__OBJECTIVE__:
Make an exact transcription of the material, leaving out all images.

__MATERIAL__:
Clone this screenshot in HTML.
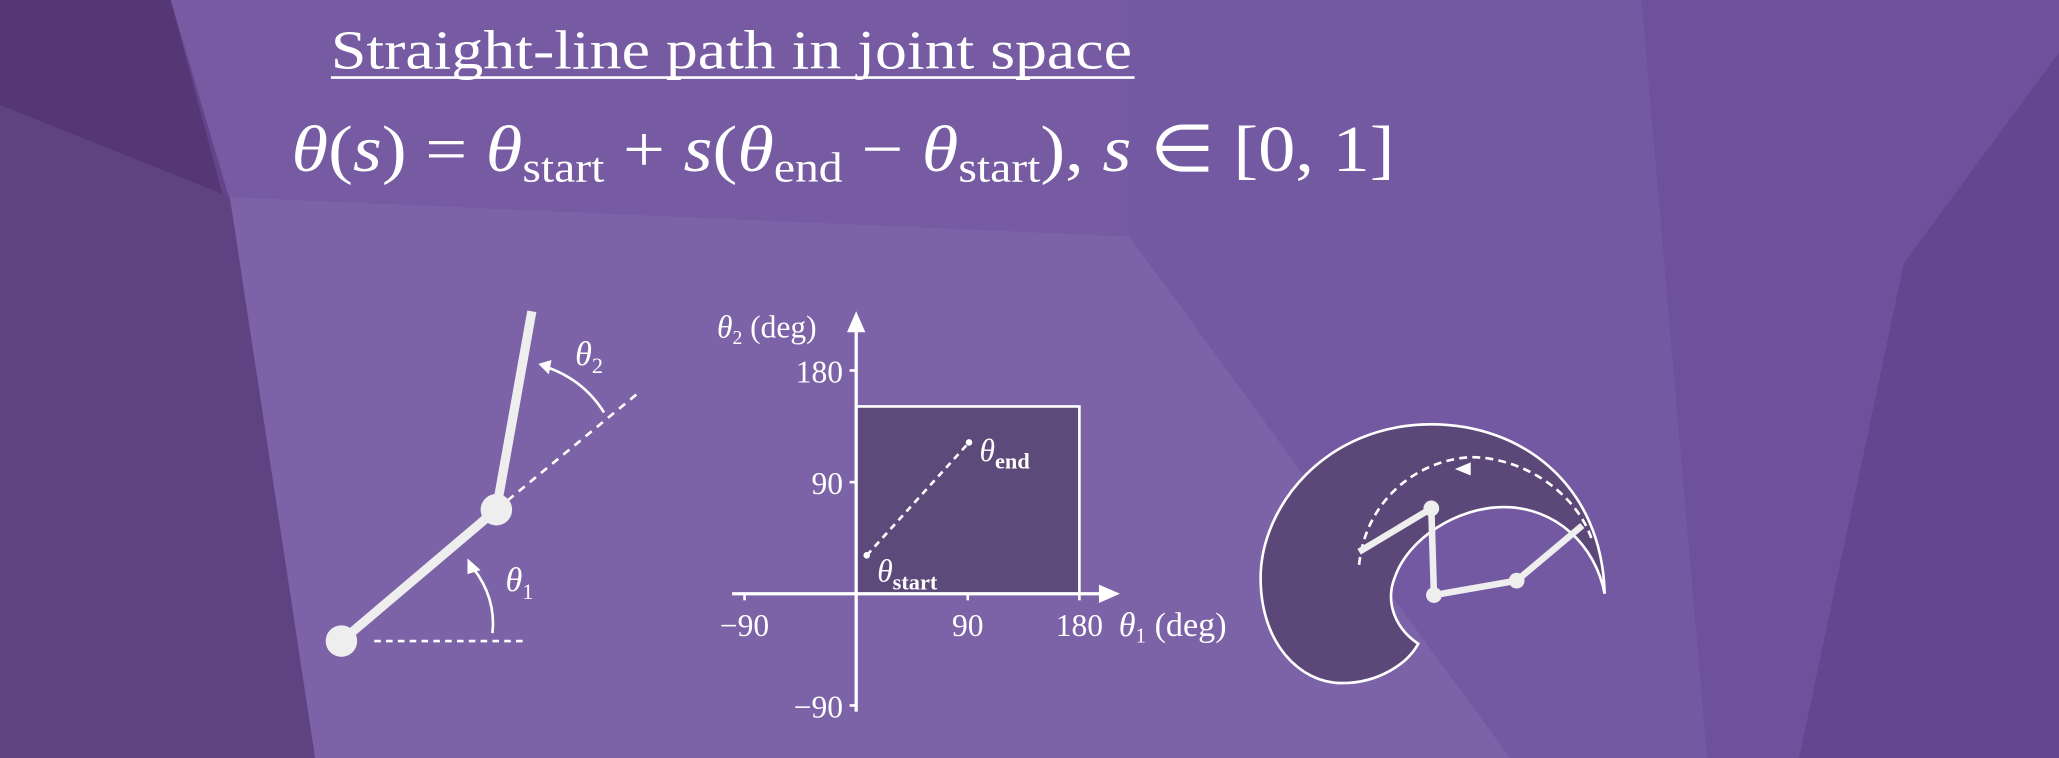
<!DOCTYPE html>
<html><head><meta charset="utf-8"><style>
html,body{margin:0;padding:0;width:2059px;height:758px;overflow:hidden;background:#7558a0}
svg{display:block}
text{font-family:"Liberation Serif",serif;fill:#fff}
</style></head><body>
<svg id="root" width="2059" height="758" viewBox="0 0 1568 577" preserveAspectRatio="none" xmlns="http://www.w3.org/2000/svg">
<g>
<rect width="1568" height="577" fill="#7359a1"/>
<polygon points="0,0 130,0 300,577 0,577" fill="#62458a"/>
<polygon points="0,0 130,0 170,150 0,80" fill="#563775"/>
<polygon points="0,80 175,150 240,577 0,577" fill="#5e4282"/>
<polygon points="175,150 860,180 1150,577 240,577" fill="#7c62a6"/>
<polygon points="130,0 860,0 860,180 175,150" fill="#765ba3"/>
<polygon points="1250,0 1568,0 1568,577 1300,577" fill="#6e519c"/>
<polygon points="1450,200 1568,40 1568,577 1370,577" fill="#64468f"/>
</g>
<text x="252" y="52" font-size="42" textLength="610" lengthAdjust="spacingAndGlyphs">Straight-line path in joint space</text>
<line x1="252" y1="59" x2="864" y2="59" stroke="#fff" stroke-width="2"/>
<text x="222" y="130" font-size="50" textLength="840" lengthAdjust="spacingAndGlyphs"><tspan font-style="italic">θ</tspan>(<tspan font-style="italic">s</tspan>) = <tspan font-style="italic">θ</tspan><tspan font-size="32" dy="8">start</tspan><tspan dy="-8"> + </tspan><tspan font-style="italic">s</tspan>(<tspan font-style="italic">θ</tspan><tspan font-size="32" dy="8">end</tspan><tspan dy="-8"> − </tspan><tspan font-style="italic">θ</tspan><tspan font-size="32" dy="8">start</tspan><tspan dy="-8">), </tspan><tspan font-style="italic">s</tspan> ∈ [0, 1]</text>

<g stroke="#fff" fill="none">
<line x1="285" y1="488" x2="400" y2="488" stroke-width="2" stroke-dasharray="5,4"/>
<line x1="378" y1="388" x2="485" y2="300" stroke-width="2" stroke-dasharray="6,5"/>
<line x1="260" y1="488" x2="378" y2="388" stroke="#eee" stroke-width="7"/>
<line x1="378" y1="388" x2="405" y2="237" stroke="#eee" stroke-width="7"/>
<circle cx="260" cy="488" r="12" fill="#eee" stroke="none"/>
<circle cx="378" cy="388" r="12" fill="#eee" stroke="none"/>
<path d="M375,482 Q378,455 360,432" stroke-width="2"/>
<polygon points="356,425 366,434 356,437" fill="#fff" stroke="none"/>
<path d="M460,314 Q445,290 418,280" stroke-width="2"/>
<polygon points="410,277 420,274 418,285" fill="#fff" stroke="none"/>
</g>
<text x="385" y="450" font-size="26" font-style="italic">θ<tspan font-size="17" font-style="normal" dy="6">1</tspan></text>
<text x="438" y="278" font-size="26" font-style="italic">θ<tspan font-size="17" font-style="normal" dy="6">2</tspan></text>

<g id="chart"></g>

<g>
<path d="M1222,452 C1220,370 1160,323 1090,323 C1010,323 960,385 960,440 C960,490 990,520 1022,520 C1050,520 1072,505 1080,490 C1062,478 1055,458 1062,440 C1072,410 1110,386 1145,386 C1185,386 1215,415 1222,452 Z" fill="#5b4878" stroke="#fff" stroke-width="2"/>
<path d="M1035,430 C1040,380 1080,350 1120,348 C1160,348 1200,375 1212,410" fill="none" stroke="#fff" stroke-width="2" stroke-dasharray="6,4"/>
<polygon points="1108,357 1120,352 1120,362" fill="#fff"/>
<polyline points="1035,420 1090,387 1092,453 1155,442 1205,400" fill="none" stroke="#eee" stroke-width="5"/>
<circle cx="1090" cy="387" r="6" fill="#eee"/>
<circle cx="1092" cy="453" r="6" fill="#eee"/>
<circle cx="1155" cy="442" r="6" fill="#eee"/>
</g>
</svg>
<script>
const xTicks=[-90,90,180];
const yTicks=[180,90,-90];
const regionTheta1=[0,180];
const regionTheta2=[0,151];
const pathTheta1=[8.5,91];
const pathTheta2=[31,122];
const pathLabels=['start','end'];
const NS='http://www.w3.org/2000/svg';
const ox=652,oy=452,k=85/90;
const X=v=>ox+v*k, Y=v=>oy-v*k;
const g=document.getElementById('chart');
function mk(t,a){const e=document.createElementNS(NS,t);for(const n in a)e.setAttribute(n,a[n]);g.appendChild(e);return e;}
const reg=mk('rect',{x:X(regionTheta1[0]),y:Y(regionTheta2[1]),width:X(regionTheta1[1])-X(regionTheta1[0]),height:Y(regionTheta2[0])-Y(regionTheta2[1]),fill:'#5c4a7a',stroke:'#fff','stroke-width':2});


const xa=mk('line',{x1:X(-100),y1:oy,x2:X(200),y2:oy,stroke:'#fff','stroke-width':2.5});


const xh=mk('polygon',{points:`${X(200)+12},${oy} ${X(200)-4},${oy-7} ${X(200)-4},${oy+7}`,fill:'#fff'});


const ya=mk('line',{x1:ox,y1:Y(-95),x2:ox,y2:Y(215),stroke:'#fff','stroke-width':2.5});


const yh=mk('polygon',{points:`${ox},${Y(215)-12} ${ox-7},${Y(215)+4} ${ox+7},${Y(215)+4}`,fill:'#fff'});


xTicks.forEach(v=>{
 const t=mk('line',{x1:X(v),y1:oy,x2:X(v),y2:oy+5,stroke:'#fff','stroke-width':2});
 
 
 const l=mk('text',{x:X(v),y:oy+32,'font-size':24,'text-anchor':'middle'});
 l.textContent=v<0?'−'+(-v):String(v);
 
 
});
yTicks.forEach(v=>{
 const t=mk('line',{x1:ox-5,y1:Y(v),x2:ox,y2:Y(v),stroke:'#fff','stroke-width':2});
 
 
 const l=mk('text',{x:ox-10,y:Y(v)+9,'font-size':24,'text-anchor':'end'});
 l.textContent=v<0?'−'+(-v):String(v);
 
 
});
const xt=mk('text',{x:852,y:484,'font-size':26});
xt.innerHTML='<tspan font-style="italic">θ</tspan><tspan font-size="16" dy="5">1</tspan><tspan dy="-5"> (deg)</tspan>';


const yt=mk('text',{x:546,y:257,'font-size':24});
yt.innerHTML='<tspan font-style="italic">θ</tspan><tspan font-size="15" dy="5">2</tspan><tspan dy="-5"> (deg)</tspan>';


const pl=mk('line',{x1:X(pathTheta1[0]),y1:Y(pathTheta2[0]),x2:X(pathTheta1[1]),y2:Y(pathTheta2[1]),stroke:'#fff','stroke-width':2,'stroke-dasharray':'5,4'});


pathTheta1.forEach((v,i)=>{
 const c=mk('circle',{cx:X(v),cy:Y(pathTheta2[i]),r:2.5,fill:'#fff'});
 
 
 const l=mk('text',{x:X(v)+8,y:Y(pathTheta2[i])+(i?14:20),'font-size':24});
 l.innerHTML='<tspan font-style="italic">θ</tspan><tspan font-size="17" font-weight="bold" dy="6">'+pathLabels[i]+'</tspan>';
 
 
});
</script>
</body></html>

__THE OUTPUT__:
Clone this screenshot in HTML.
<!DOCTYPE html>
<html><head><meta charset="utf-8"><style>
html,body{margin:0;padding:0;width:2059px;height:758px;overflow:hidden;background:#7558a0}
svg{display:block}
text{font-family:"Liberation Serif",serif;fill:#fff}
</style></head><body>
<svg id="root" width="2059" height="758" viewBox="0 0 1568 577" preserveAspectRatio="none" xmlns="http://www.w3.org/2000/svg">
<g>
<rect width="1568" height="577" fill="#7359a1"/>
<polygon points="0,0 130,0 300,577 0,577" fill="#62458a"/>
<polygon points="0,0 130,0 170,150 0,80" fill="#563775"/>
<polygon points="0,80 175,150 240,577 0,577" fill="#5e4282"/>
<polygon points="175,150 860,180 1150,577 240,577" fill="#7c62a6"/>
<polygon points="130,0 860,0 860,180 175,150" fill="#765ba3"/>
<polygon points="1250,0 1568,0 1568,577 1300,577" fill="#6e519c"/>
<polygon points="1450,200 1568,40 1568,577 1370,577" fill="#64468f"/>
</g>
<text x="252" y="52" font-size="42" textLength="610" lengthAdjust="spacingAndGlyphs">Straight-line path in joint space</text>
<line x1="252" y1="59" x2="864" y2="59" stroke="#fff" stroke-width="2"/>
<text x="222" y="130" font-size="50" textLength="840" lengthAdjust="spacingAndGlyphs"><tspan font-style="italic">θ</tspan>(<tspan font-style="italic">s</tspan>) = <tspan font-style="italic">θ</tspan><tspan font-size="32" dy="8">start</tspan><tspan dy="-8"> + </tspan><tspan font-style="italic">s</tspan>(<tspan font-style="italic">θ</tspan><tspan font-size="32" dy="8">end</tspan><tspan dy="-8"> − </tspan><tspan font-style="italic">θ</tspan><tspan font-size="32" dy="8">start</tspan><tspan dy="-8">), </tspan><tspan font-style="italic">s</tspan> ∈ [0, 1]</text>

<g stroke="#fff" fill="none">
<line x1="285" y1="488" x2="400" y2="488" stroke-width="2" stroke-dasharray="5,4"/>
<line x1="378" y1="388" x2="485" y2="300" stroke-width="2" stroke-dasharray="6,5"/>
<line x1="260" y1="488" x2="378" y2="388" stroke="#eee" stroke-width="7"/>
<line x1="378" y1="388" x2="405" y2="237" stroke="#eee" stroke-width="7"/>
<circle cx="260" cy="488" r="12" fill="#eee" stroke="none"/>
<circle cx="378" cy="388" r="12" fill="#eee" stroke="none"/>
<path d="M375,482 Q378,455 360,432" stroke-width="2"/>
<polygon points="356,425 366,434 356,437" fill="#fff" stroke="none"/>
<path d="M460,314 Q445,290 418,280" stroke-width="2"/>
<polygon points="410,277 420,274 418,285" fill="#fff" stroke="none"/>
</g>
<text x="385" y="450" font-size="26" font-style="italic">θ<tspan font-size="17" font-style="normal" dy="6">1</tspan></text>
<text x="438" y="278" font-size="26" font-style="italic">θ<tspan font-size="17" font-style="normal" dy="6">2</tspan></text>

<g id="chart"></g>

<g>
<path d="M1222,452 C1220,370 1160,323 1090,323 C1010,323 960,385 960,440 C960,490 990,520 1022,520 C1050,520 1072,505 1080,490 C1062,478 1055,458 1062,440 C1072,410 1110,386 1145,386 C1185,386 1215,415 1222,452 Z" fill="#5b4878" stroke="#fff" stroke-width="2"/>
<path d="M1035,430 C1040,380 1080,350 1120,348 C1160,348 1200,375 1212,410" fill="none" stroke="#fff" stroke-width="2" stroke-dasharray="6,4"/>
<polygon points="1108,357 1120,352 1120,362" fill="#fff"/>
<polyline points="1035,420 1090,387 1092,453 1155,442 1205,400" fill="none" stroke="#eee" stroke-width="5"/>
<circle cx="1090" cy="387" r="6" fill="#eee"/>
<circle cx="1092" cy="453" r="6" fill="#eee"/>
<circle cx="1155" cy="442" r="6" fill="#eee"/>
</g>
</svg>
<script>
const xTicks=[-90,90,180];
const yTicks=[180,90,-90];
const regionTheta1=[0,180];
const regionTheta2=[0,151];
const pathTheta1=[8.5,91];
const pathTheta2=[31,122];
const pathLabels=['start','end'];
const NS='http://www.w3.org/2000/svg';
const ox=652,oy=452,k=85/90;
const X=v=>ox+v*k, Y=v=>oy-v*k;
const g=document.getElementById('chart');
function mk(t,a){const e=document.createElementNS(NS,t);for(const n in a)e.setAttribute(n,a[n]);g.appendChild(e);return e;}
const reg=mk('rect',{x:X(regionTheta1[0]),y:Y(regionTheta2[1]),width:X(regionTheta1[1])-X(regionTheta1[0]),height:Y(regionTheta2[0])-Y(regionTheta2[1]),fill:'#5c4a7a',stroke:'#fff','stroke-width':2});


const xa=mk('line',{x1:X(-100),y1:oy,x2:X(200),y2:oy,stroke:'#fff','stroke-width':2.5});


const xh=mk('polygon',{points:`${X(200)+12},${oy} ${X(200)-4},${oy-7} ${X(200)-4},${oy+7}`,fill:'#fff'});


const ya=mk('line',{x1:ox,y1:Y(-95),x2:ox,y2:Y(215),stroke:'#fff','stroke-width':2.5});


const yh=mk('polygon',{points:`${ox},${Y(215)-12} ${ox-7},${Y(215)+4} ${ox+7},${Y(215)+4}`,fill:'#fff'});


xTicks.forEach(v=>{
 const t=mk('line',{x1:X(v),y1:oy,x2:X(v),y2:oy+5,stroke:'#fff','stroke-width':2});
 
 
 const l=mk('text',{x:X(v),y:oy+32,'font-size':24,'text-anchor':'middle'});
 l.textContent=v<0?'−'+(-v):String(v);
 
 
});
yTicks.forEach(v=>{
 const t=mk('line',{x1:ox-5,y1:Y(v),x2:ox,y2:Y(v),stroke:'#fff','stroke-width':2});
 
 
 const l=mk('text',{x:ox-10,y:Y(v)+9,'font-size':24,'text-anchor':'end'});
 l.textContent=v<0?'−'+(-v):String(v);
 
 
});
const xt=mk('text',{x:852,y:484,'font-size':26});
xt.innerHTML='<tspan font-style="italic">θ</tspan><tspan font-size="16" dy="5">1</tspan><tspan dy="-5"> (deg)</tspan>';


const yt=mk('text',{x:546,y:257,'font-size':24});
yt.innerHTML='<tspan font-style="italic">θ</tspan><tspan font-size="15" dy="5">2</tspan><tspan dy="-5"> (deg)</tspan>';


const pl=mk('line',{x1:X(pathTheta1[0]),y1:Y(pathTheta2[0]),x2:X(pathTheta1[1]),y2:Y(pathTheta2[1]),stroke:'#fff','stroke-width':2,'stroke-dasharray':'5,4'});


pathTheta1.forEach((v,i)=>{
 const c=mk('circle',{cx:X(v),cy:Y(pathTheta2[i]),r:2.5,fill:'#fff'});
 
 
 const l=mk('text',{x:X(v)+8,y:Y(pathTheta2[i])+(i?14:20),'font-size':24});
 l.innerHTML='<tspan font-style="italic">θ</tspan><tspan font-size="17" font-weight="bold" dy="6">'+pathLabels[i]+'</tspan>';
 
 
});
</script>
</body></html>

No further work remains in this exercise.